Exercise requirements ▸ Repeat verbatim only the lines from the one with "Convert this chart" through the one with "import pandas as pd", both ends kept. Pictures stay out.
=== Data extract ===
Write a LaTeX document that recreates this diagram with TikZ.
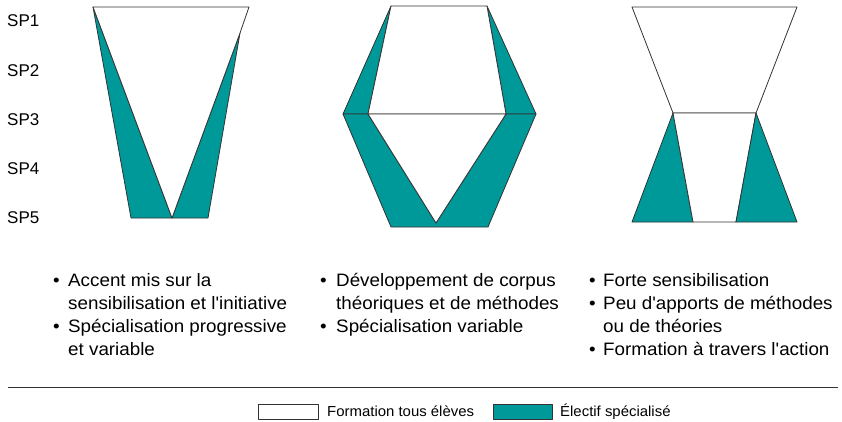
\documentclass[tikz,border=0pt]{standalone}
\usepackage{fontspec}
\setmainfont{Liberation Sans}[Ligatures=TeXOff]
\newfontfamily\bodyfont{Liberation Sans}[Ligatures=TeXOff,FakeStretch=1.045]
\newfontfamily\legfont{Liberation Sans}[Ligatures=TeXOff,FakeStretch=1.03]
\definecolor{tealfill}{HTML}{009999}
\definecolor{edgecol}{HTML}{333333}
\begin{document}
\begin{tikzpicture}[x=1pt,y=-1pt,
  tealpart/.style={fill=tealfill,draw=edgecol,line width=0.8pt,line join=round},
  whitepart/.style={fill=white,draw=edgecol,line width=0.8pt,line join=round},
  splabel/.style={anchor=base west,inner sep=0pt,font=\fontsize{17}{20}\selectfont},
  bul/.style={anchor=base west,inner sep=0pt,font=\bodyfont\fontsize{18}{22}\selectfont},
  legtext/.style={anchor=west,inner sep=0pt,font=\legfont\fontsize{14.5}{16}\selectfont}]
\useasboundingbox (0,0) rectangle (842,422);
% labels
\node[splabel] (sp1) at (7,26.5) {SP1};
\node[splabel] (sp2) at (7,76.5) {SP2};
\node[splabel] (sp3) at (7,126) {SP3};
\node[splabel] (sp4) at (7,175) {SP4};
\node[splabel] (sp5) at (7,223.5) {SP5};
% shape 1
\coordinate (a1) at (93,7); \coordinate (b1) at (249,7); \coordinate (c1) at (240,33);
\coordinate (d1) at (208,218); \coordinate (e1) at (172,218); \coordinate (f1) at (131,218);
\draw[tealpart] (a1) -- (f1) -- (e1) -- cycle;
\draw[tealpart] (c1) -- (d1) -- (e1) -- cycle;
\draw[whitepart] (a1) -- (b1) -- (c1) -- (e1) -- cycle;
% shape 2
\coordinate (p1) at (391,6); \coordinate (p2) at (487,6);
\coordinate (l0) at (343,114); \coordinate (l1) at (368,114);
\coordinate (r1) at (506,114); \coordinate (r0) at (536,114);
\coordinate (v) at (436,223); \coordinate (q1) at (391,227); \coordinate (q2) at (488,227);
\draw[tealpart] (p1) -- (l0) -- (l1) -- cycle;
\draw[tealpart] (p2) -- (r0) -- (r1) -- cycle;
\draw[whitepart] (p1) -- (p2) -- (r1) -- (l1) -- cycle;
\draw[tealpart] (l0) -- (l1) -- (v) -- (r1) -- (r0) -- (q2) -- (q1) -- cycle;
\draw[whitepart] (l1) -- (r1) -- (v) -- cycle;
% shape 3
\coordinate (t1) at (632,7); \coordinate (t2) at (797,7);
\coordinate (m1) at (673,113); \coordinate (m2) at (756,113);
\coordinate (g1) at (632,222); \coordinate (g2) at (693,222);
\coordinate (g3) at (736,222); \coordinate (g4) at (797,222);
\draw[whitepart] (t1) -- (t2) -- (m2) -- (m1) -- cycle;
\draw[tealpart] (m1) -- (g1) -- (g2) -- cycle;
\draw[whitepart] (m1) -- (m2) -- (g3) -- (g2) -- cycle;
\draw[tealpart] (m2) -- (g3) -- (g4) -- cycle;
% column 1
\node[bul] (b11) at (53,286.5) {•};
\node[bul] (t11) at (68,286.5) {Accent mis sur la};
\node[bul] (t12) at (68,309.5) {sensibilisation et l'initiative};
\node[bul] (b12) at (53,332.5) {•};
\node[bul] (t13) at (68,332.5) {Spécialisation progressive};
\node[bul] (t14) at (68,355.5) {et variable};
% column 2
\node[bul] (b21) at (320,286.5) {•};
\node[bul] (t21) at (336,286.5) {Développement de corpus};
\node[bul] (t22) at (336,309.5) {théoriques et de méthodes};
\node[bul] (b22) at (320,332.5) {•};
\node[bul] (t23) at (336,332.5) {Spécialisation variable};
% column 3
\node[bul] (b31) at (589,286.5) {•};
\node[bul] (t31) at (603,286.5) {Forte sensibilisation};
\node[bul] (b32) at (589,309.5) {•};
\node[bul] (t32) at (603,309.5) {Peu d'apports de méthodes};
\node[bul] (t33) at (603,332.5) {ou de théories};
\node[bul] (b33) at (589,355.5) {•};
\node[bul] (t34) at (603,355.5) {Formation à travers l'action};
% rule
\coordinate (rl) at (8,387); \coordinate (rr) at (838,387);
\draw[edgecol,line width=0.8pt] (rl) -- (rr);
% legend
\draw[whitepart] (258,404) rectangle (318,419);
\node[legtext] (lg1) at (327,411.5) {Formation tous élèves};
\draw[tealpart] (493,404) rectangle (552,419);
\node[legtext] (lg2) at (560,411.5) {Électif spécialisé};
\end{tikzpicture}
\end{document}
===
=== Data extract ===
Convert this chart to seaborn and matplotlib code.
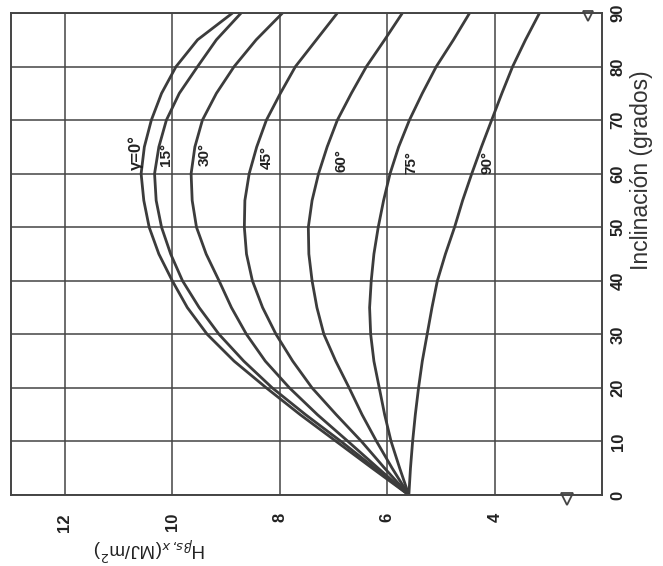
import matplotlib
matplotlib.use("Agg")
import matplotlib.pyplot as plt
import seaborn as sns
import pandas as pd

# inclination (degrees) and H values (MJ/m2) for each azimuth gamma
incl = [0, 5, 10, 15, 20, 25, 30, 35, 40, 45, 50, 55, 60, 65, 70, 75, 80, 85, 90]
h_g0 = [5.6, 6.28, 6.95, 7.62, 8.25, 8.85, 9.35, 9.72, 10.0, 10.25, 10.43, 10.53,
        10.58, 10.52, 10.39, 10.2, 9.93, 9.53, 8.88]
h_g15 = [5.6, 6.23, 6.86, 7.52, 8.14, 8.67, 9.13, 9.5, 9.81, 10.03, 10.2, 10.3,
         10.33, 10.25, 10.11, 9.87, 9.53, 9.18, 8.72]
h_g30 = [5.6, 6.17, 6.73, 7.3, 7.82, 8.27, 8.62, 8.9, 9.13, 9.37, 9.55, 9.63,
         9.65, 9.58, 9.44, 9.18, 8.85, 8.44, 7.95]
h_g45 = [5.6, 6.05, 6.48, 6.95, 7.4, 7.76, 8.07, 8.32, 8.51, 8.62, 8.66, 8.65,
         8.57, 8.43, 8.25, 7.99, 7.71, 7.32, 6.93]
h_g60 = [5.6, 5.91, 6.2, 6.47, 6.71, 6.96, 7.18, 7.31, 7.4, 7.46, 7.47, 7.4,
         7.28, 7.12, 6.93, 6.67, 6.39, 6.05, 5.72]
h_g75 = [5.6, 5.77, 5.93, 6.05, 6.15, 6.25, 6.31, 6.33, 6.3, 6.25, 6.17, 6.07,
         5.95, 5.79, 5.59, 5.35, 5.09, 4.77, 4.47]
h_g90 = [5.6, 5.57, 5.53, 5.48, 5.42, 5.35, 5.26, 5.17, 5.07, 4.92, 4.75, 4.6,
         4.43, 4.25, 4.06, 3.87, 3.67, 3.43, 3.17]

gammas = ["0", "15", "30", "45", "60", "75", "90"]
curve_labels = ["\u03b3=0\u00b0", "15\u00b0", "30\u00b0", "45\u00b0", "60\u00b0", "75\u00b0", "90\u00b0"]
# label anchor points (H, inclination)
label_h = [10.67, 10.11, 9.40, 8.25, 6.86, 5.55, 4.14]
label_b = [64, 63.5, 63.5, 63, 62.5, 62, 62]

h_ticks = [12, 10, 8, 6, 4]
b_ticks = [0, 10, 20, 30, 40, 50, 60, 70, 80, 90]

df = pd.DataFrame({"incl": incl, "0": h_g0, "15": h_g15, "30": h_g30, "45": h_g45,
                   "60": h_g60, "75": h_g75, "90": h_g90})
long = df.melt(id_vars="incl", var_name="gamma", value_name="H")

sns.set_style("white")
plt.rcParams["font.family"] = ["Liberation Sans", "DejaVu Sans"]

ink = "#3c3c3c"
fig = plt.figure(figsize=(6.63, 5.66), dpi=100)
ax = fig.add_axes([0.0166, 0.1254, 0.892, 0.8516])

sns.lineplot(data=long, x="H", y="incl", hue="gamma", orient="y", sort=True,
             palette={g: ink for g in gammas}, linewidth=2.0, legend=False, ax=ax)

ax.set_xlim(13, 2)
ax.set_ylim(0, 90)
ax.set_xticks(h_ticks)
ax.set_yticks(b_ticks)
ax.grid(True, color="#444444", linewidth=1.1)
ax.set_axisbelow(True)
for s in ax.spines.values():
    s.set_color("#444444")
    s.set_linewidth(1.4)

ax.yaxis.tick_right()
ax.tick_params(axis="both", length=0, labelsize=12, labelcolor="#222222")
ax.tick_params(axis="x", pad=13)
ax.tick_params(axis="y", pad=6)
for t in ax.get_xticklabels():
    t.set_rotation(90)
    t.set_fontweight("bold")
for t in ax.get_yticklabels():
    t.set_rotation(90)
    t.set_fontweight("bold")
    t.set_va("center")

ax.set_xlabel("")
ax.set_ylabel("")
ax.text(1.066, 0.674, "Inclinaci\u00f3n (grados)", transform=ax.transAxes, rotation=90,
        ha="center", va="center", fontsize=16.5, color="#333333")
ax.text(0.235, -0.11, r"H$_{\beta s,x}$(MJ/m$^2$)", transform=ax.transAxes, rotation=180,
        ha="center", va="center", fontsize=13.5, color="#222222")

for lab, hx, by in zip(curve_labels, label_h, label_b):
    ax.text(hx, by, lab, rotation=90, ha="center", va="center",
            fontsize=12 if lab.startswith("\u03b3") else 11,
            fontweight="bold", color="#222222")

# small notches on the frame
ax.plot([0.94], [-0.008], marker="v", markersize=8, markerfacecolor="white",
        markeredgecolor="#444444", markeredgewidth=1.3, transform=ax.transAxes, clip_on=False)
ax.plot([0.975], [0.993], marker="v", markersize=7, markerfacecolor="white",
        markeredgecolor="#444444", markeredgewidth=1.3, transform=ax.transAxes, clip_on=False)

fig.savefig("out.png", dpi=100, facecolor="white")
===
Output below ▸
Convert this chart to seaborn and matplotlib code.
import matplotlib
matplotlib.use("Agg")
import matplotlib.pyplot as plt
import seaborn as sns
import pandas as pd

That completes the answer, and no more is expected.